# 2 unhackable tivo's, are they still?



## Flathed (Oct 18, 2005)

Hi, I have a Toshiba RS-TX20 and Toshiba SD-H400, I researched some old posts saying they were unhackable, are they still? If I have a shot, I can't find anything (by using the search feature) like a hand-holding walkthrough since I am new to Tivo. One thing I have learned is a majority of the posts being about DTivos, this forum seems great, but if it had sub catagories for Series 1, 2, and 3 and DTivo's that would be a lot less frustrating for the standalone guys.
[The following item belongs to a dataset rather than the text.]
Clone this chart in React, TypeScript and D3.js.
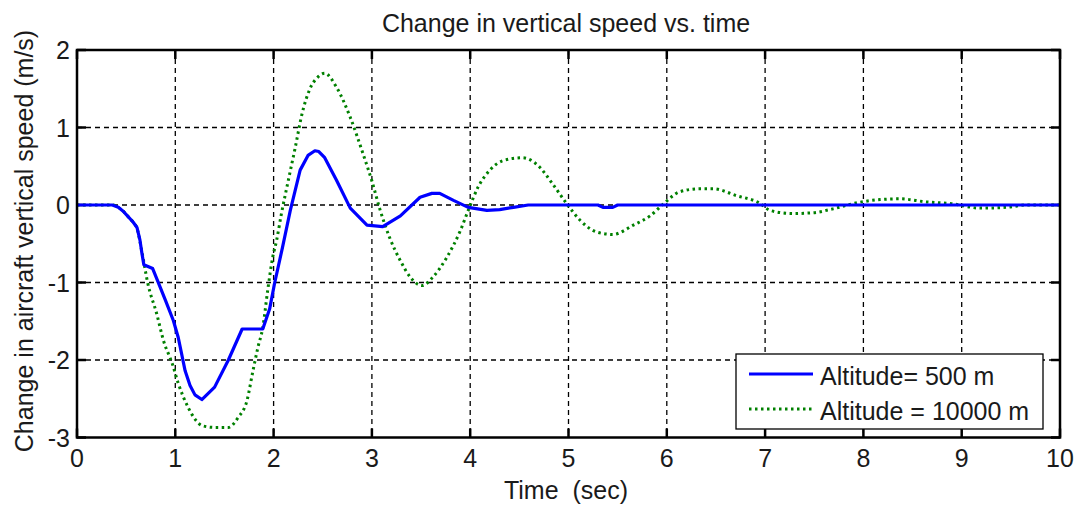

Sorry, the second part is a borderline hi-jack, but I see no "Site Suggestions" catagory.


----------



## Flathed (Oct 18, 2005)

Searching on another site, I found my answer about the RS-TX20 needing a prom mod, and I interpreted it looks like my SD-H400 is a regular hackable Tivo. Could someone confirm that my SD-H400 is indeed hackable? Thanks


----------



## Da Goon (Oct 22, 2006)

Yes the SD-H400 is software hackable using killhdinitrd. For more info see here : http://azbikelaw.org/computer/tivo.html


----------



## Flathed (Oct 18, 2005)

Looks like exactly what I'm looking for, thank you very much Goon.


----------